◆ Task objective
Output the line that holds "Recreate this image", the line that holds "(0,0) rectangle (1568,655);", and every line between them, exactly, but none of the pictures.

= = =

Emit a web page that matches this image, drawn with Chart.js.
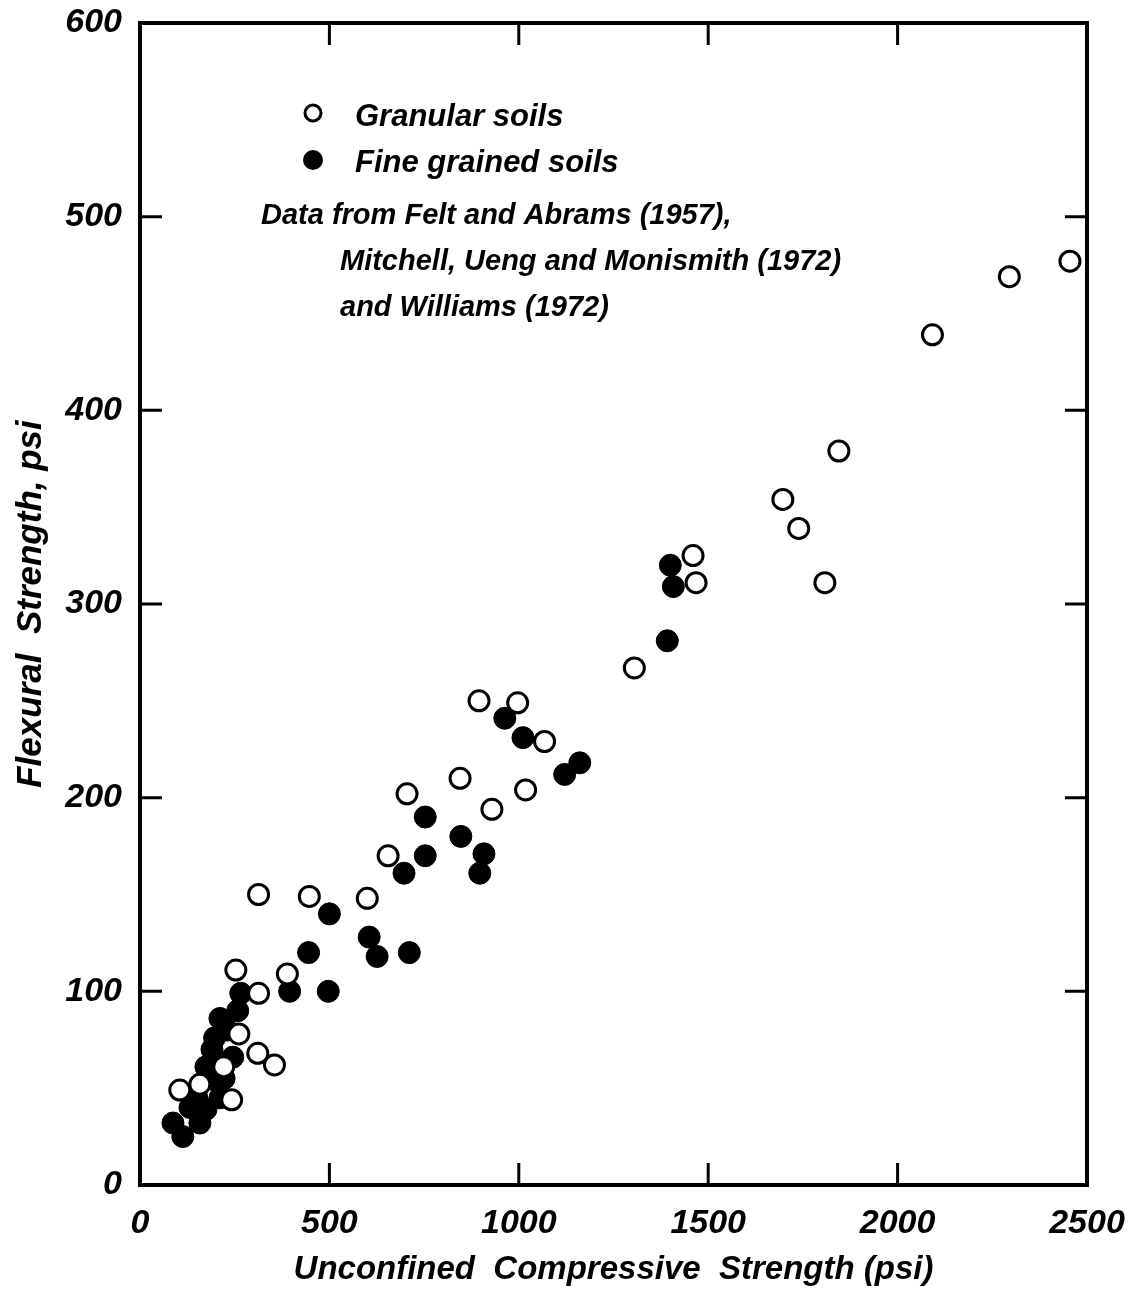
<!DOCTYPE html>
<html>
<head>
<meta charset="utf-8">
<script src="https://cdn.jsdelivr.net/npm/chart.js@4.4.1/dist/chart.umd.min.js"></script>
<style>
  html, body { margin: 0; padding: 0; background: #fff; }
  #wrap { width: 1132px; height: 1299px; }
</style>
</head>
<body>
<div id="wrap"><canvas id="flexChart"></canvas></div>
<script>
// values (psi)
const granularX = [2455, 2295, 2092, 1845, 1697, 1739, 1808, 1460, 1468, 1305, 895, 997, 1068, 1018, 929, 845, 705, 655, 313, 447, 600, 389, 253, 313, 261, 311, 355, 221, 158, 105, 242];
const granularY = [477, 469, 439, 379, 354, 339, 311, 325, 311, 267, 250, 249, 229, 204, 194, 210, 202, 170, 150, 149, 148, 109, 111, 99, 78, 68, 62, 61, 52, 49, 44];

const fineX = [1400, 1408, 1392, 1161, 1121, 963, 1011, 847, 753, 753, 697, 908, 897, 500, 445, 605, 626, 711, 395, 497, 266, 258, 211, 197, 245, 174, 200, 211, 132, 87, 113, 158, 174, 230, 190, 222, 150];
const fineY = [320, 309, 281, 218, 212, 241, 231, 180, 190, 170, 161, 171, 161, 140, 120, 128, 118, 120, 100, 100, 99, 90, 86, 76, 66, 61, 54, 45, 40, 32, 25, 32, 39, 80, 70, 55, 45];

const xTicks = [0, 500, 1000, 1500, 2000, 2500];
const yTicks = [0, 100, 200, 300, 400, 500, 600];

const legendLines = [
  "Data from Felt and Abrams (1957),",
  "Mitchell, Ueng and Monismith (1972)",
  "and Williams (1972)",
];

const toPoints = (xs, ys) => xs.map((x, i) => ({ x: x, y: ys[i] }));

const FONT = '"Liberation Sans", Arial, sans-serif';

// frame, inward ticks on all four sides, and the inset legend
const framePlugin = {
  id: 'frame',
  afterDraw(chart) {
    const { ctx, chartArea: a, scales } = chart;
    const tick = 22;
    ctx.save();
    ctx.strokeStyle = '#000';
    ctx.lineWidth = 4;
    ctx.strokeRect(a.left, a.top, a.right - a.left, a.bottom - a.top);
    ctx.lineWidth = 3;
    ctx.beginPath();
    xTicks.slice(1, -1).forEach(v => {
      const px = scales.x.getPixelForValue(v);
      ctx.moveTo(px, a.bottom); ctx.lineTo(px, a.bottom - tick);
      ctx.moveTo(px, a.top); ctx.lineTo(px, a.top + tick);
    });
    yTicks.slice(1, -1).forEach(v => {
      const py = scales.y.getPixelForValue(v);
      ctx.moveTo(a.left, py); ctx.lineTo(a.left + tick, py);
      ctx.moveTo(a.right, py); ctx.lineTo(a.right - tick, py);
    });
    ctx.stroke();

    // legend
    const lx = a.left + 173;
    ctx.fillStyle = '#000';
    ctx.font = 'italic bold 31px ' + FONT;
    ctx.textBaseline = 'middle';
    ctx.lineWidth = 3;
    ctx.beginPath();
    ctx.arc(lx, a.top + 90, 8, 0, Math.PI * 2);
    ctx.stroke();
    ctx.beginPath();
    ctx.arc(lx, a.top + 137, 10, 0, Math.PI * 2);
    ctx.fill();
    ctx.fillText('Granular soils', a.left + 215, a.top + 94);
    ctx.fillText('Fine grained soils', a.left + 215, a.top + 140);
    ctx.font = 'italic bold 29px ' + FONT;
    ctx.fillText(legendLines[0], a.left + 121, a.top + 193);
    ctx.fillText(legendLines[1], a.left + 200, a.top + 239);
    ctx.fillText(legendLines[2], a.left + 200, a.top + 285);
    ctx.restore();
  }
};

const ctx = document.getElementById('flexChart').getContext('2d');
new Chart(ctx, {
  type: 'scatter',
  data: {
    datasets: [
      {
        label: 'Granular soils',
        data: toPoints(granularX, granularY),
        pointStyle: 'circle',
        pointRadius: 10,
        pointBorderWidth: 3,
        borderColor: '#000',
        backgroundColor: '#fff',
        order: 0,
      },
      {
        label: 'Fine grained soils',
        data: toPoints(fineX, fineY),
        pointStyle: 'circle',
        pointRadius: 11,
        pointBorderWidth: 1,
        borderColor: '#000',
        backgroundColor: '#000',
        order: 1,
      },
    ],
  },
  options: {
    responsive: true,
    maintainAspectRatio: false,
    animation: false,
    layout: { padding: { top: 23, right: 45, left: 0, bottom: 0 } },
    plugins: {
      legend: { display: false },
      tooltip: { enabled: false },
    },
    scales: {
      x: {
        type: 'linear',
        min: 0,
        max: 2500,
        afterFit: s => { s.height = 114; s.paddingRight = 0; s.paddingLeft = 0; },
        afterBuildTicks: s => { s.ticks = xTicks.map(v => ({ value: v })); },
        grid: { display: false, drawTicks: false },
        border: { display: false },
        ticks: {
          padding: 18,
          color: '#000',
          font: { family: FONT, size: 34, style: 'italic', weight: 'bold' },
          maxRotation: 0,
          callback: v => String(v),
        },
        title: {
          display: true,
          text: 'Unconfined  Compressive  Strength (psi)',
          color: '#000',
          font: { family: FONT, size: 33, style: 'italic', weight: 'bold' },
          padding: { top: 0, bottom: 9 },
        },
      },
      y: {
        type: 'linear',
        min: 0,
        max: 600,
        afterFit: s => { s.width = 140; s.paddingTop = 0; s.paddingBottom = 0; },
        afterBuildTicks: s => { s.ticks = yTicks.map(v => ({ value: v })); },
        grid: { display: false, drawTicks: false },
        border: { display: false },
        ticks: {
          padding: 18,
          color: '#000',
          font: { family: FONT, size: 34, style: 'italic', weight: 'bold' },
        },
        title: {
          display: true,
          text: 'Flexural  Strength, psi',
          color: '#000',
          font: { family: FONT, size: 35, style: 'italic', weight: 'bold' },
          padding: { top: 10, bottom: 0 },
        },
      },
    },
  },
  plugins: [framePlugin],
});
</script>
</body>
</html>
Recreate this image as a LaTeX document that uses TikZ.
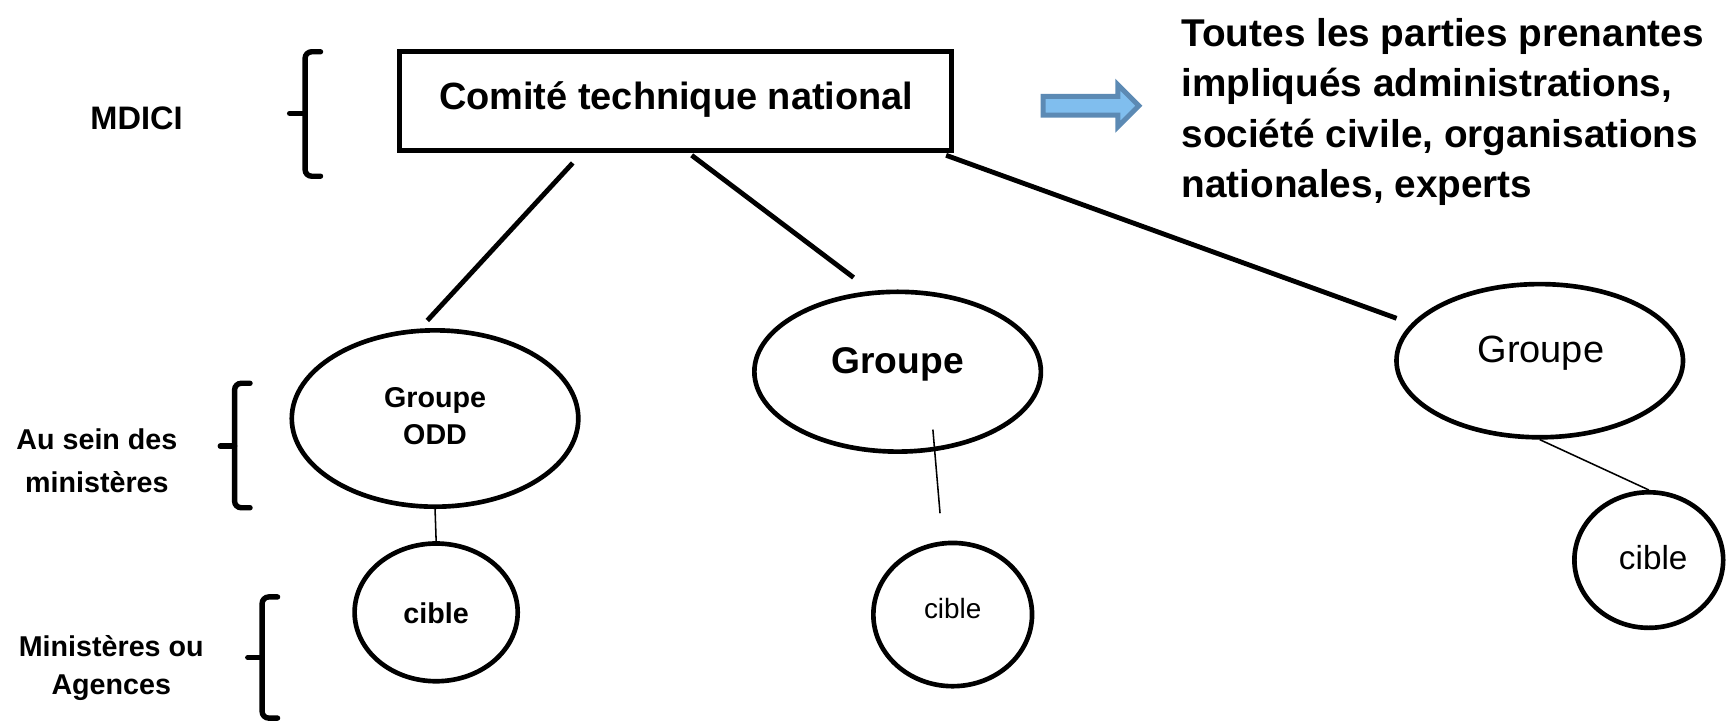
\documentclass[tikz,border=0pt]{standalone}
\usepackage{fontspec}
\setmainfont{Liberation Sans}
\usetikzlibrary{shapes.geometric}
\definecolor{arrfill}{RGB}{128,190,238}
\definecolor{arrdraw}{RGB}{92,138,180}
\tikzset{
  thickline/.style={line width=1.25pt, line cap=round},
  thinline/.style={line width=0.4pt},
  oval/.style={draw, ellipse, line width=1.2pt, inner sep=0pt},
  bracepath/.style={line width=1.4pt, rounded corners=0.6mm, line cap=round},
  smallbold/.style={font=\bfseries\fontsize{7.4}{10.5}\selectfont, align=center, inner sep=0pt},
  plain/.style={inner sep=0pt},
}
\begin{document}
\begin{tikzpicture}[x=0.01cm, y=-0.01cm]
\useasboundingbox (0,0) rectangle (1568,655);

% --- top box
\node[draw, line width=1.25pt, minimum width=5.01cm, minimum height=0.9cm, inner sep=0pt] (ctn) at (613.5,92) {};
\node[plain, anchor=base, font=\bfseries\fontsize{9.8}{12}\selectfont] (ctntext) at (614,99) {Comité technique national};

% --- left labels
\node[plain, anchor=base, font=\bfseries\fontsize{8.4}{10}\selectfont] (mdici) at (124,118) {MDICI};
\node[smallbold, anchor=north, font=\bfseries\fontsize{7.4}{11.1}\selectfont] (ausein) at (88,389) {Au sein des\\ministères};
\node[smallbold, anchor=north, font=\bfseries\fontsize{7.4}{10}\selectfont] (minag) at (101,576) {Ministères ou\\Agences};

% --- braces
\draw[bracepath] (291,47) -- (277,47) -- (277,160) -- (291,160);
\draw[bracepath] (277,103) -- (263,103);
\draw[bracepath] (227,348) -- (213,348) -- (213,461) -- (227,461);
\draw[bracepath] (213,405) -- (200,405);
\draw[bracepath] (252,542) -- (238,542) -- (238,652) -- (252,652);
\draw[bracepath] (238,597) -- (225,597);

% --- blue arrow
\draw[fill=arrfill, draw=arrdraw, line width=1.3pt] (947,87.5) -- (1015,87.5) -- (1015,77) -- (1034,96) -- (1015,115) -- (1015,104.5) -- (947,104.5) -- cycle;

% --- right text
\node[plain, anchor=north west, align=left, font=\bfseries\fontsize{10}{13}\selectfont] (parties) at (1072,16) {Toutes les parties prenantes\\impliqués administrations,\\société civile, organisations\\nationales, experts};

% --- groups
\node[oval, minimum width=2.6cm, minimum height=1.6cm] (g1) at (395,380) {};
\node[smallbold, anchor=north, font=\bfseries\fontsize{7.4}{9.7}\selectfont] (g1text) at (395,351) {Groupe\\ODD};
\node[oval, minimum width=1.48cm, minimum height=1.25cm] (c1) at (396,556) {};
\node[plain, anchor=base, font=\bfseries\fontsize{7.4}{9}\selectfont] (c1text) at (396,566) {cible};

\node[oval, minimum width=2.6cm, minimum height=1.45cm] (g2) at (815,337.5) {};
\node[plain, anchor=base, font=\bfseries\fontsize{9.6}{11}\selectfont] (g2text) at (815,339) {Groupe};
\node[oval, minimum width=1.44cm, minimum height=1.3cm] (c2) at (865,558) {};
\node[plain, anchor=base, font=\fontsize{7.2}{9}\selectfont] (c2text) at (865,562) {cible};

\node[oval, minimum width=2.6cm, minimum height=1.39cm] (g3) at (1398,327.5) {};
\node[plain, anchor=base, font=\fontsize{9.8}{11}\selectfont] (g3text) at (1399,329) {Groupe};
\node[oval, minimum width=1.35cm, minimum height=1.23cm] (c3) at (1497,508.5) {};
\node[plain, anchor=base, font=\fontsize{8.6}{10}\selectfont] (c3text) at (1501,517) {cible};

% --- connectors from the box
\coordinate (l1a) at (520,148);
\coordinate (l1b) at (388,291);
\coordinate (l2a) at (628,141);
\coordinate (l2b) at (775,252);
\coordinate (l3a) at (859,141);
\coordinate (l3b) at (1268,289);
\draw[thickline, line cap=butt] (l1a) -- (l1b);
\draw[thickline, line cap=butt] (l2a) -- (l2b);
\draw[thickline, line cap=butt] (l3a) -- (l3b);

% --- thin connectors
\draw[thinline] (g1.south) -- (c1.north);
\coordinate (m1) at (847,390);
\coordinate (m2) at (853.5,466);
\draw[thinline] (m1) -- (m2);
\draw[thinline] (g3.south) -- (c3.north);
\end{tikzpicture}
\end{document}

= = =

◆ In response
Recreate this image as a LaTeX document that uses TikZ.
\documentclass[tikz,border=0pt]{standalone}
\usepackage{fontspec}
\setmainfont{Liberation Sans}
\usetikzlibrary{shapes.geometric}
\definecolor{arrfill}{RGB}{128,190,238}
\definecolor{arrdraw}{RGB}{92,138,180}
\tikzset{
  thickline/.style={line width=1.25pt, line cap=round},
  thinline/.style={line width=0.4pt},
  oval/.style={draw, ellipse, line width=1.2pt, inner sep=0pt},
  bracepath/.style={line width=1.4pt, rounded corners=0.6mm, line cap=round},
  smallbold/.style={font=\bfseries\fontsize{7.4}{10.5}\selectfont, align=center, inner sep=0pt},
  plain/.style={inner sep=0pt},
}
\begin{document}
\begin{tikzpicture}[x=0.01cm, y=-0.01cm]
\useasboundingbox (0,0) rectangle (1568,655);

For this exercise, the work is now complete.